** Start SUPPLIED MATERIAL **
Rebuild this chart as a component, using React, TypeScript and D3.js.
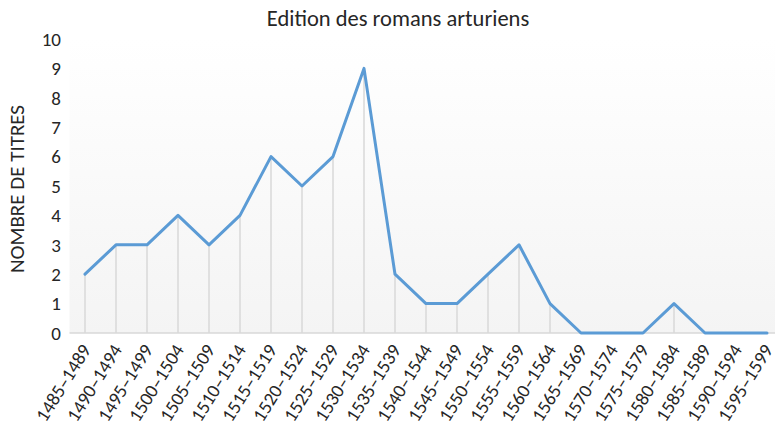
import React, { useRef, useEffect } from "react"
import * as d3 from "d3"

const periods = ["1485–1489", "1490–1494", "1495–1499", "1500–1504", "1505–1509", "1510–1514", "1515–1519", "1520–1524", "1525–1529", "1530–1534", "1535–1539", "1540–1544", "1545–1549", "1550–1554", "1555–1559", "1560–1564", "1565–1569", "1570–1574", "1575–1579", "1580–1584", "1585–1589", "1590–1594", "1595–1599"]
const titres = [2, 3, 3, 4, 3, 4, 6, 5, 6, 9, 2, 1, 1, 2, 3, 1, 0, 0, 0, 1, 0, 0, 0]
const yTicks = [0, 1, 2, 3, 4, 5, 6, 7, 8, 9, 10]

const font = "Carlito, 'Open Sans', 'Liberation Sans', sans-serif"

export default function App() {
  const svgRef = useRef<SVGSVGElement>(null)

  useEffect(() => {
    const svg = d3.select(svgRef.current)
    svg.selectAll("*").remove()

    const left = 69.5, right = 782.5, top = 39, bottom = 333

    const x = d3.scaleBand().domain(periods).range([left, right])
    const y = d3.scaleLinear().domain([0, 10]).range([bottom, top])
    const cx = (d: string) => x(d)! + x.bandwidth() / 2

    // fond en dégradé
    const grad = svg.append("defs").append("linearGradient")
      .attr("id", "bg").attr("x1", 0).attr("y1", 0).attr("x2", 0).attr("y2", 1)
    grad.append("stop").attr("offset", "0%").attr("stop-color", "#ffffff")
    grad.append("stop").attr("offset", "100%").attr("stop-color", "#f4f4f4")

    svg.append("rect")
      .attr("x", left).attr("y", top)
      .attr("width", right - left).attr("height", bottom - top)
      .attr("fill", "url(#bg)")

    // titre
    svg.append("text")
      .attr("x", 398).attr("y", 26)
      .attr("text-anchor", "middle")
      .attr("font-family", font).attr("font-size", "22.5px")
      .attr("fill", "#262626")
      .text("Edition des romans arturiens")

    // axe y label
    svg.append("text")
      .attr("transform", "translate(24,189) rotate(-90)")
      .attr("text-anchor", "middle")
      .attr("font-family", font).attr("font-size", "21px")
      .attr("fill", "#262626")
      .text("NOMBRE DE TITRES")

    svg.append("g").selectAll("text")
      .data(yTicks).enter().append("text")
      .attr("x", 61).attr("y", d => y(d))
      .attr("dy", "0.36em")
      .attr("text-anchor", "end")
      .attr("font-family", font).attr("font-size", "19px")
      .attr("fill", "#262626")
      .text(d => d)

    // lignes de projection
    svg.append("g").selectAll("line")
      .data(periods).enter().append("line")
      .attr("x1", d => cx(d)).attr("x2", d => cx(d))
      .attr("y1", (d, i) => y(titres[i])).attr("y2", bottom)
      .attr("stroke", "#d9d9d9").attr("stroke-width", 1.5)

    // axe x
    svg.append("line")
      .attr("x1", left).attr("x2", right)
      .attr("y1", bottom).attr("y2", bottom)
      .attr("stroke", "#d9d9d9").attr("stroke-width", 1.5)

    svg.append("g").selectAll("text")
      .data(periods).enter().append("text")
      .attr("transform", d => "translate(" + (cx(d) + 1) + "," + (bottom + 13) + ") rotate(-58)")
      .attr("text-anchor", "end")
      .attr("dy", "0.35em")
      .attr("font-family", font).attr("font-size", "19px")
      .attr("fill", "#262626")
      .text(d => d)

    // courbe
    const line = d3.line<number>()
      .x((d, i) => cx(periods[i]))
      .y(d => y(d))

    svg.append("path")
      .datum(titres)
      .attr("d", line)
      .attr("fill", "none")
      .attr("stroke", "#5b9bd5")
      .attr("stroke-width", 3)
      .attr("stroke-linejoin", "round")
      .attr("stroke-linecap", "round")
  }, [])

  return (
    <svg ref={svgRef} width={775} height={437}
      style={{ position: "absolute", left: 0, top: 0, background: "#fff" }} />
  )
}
** End SUPPLIED MATERIAL **
- WRITTEN TASK: Repeat only the lines from the beginning of the material through the line containing "const cx = (d: string)", both ends kept, leaving pictures out.

- REPLY:
Rebuild this chart as a component, using React, TypeScript and D3.js.
import React, { useRef, useEffect } from "react"
import * as d3 from "d3"

const periods = ["1485–1489", "1490–1494", "1495–1499", "1500–1504", "1505–1509", "1510–1514", "1515–1519", "1520–1524", "1525–1529", "1530–1534", "1535–1539", "1540–1544", "1545–1549", "1550–1554", "1555–1559", "1560–1564", "1565–1569", "1570–1574", "1575–1579", "1580–1584", "1585–1589", "1590–1594", "1595–1599"]
const titres = [2, 3, 3, 4, 3, 4, 6, 5, 6, 9, 2, 1, 1, 2, 3, 1, 0, 0, 0, 1, 0, 0, 0]
const yTicks = [0, 1, 2, 3, 4, 5, 6, 7, 8, 9, 10]

const font = "Carlito, 'Open Sans', 'Liberation Sans', sans-serif"

export default function App() {
  const svgRef = useRef<SVGSVGElement>(null)

  useEffect(() => {
    const svg = d3.select(svgRef.current)
    svg.selectAll("*").remove()

    const left = 69.5, right = 782.5, top = 39, bottom = 333

    const x = d3.scaleBand().domain(periods).range([left, right])
    const y = d3.scaleLinear().domain([0, 10]).range([bottom, top])
    const cx = (d: string) => x(d)! + x.bandwidth() / 2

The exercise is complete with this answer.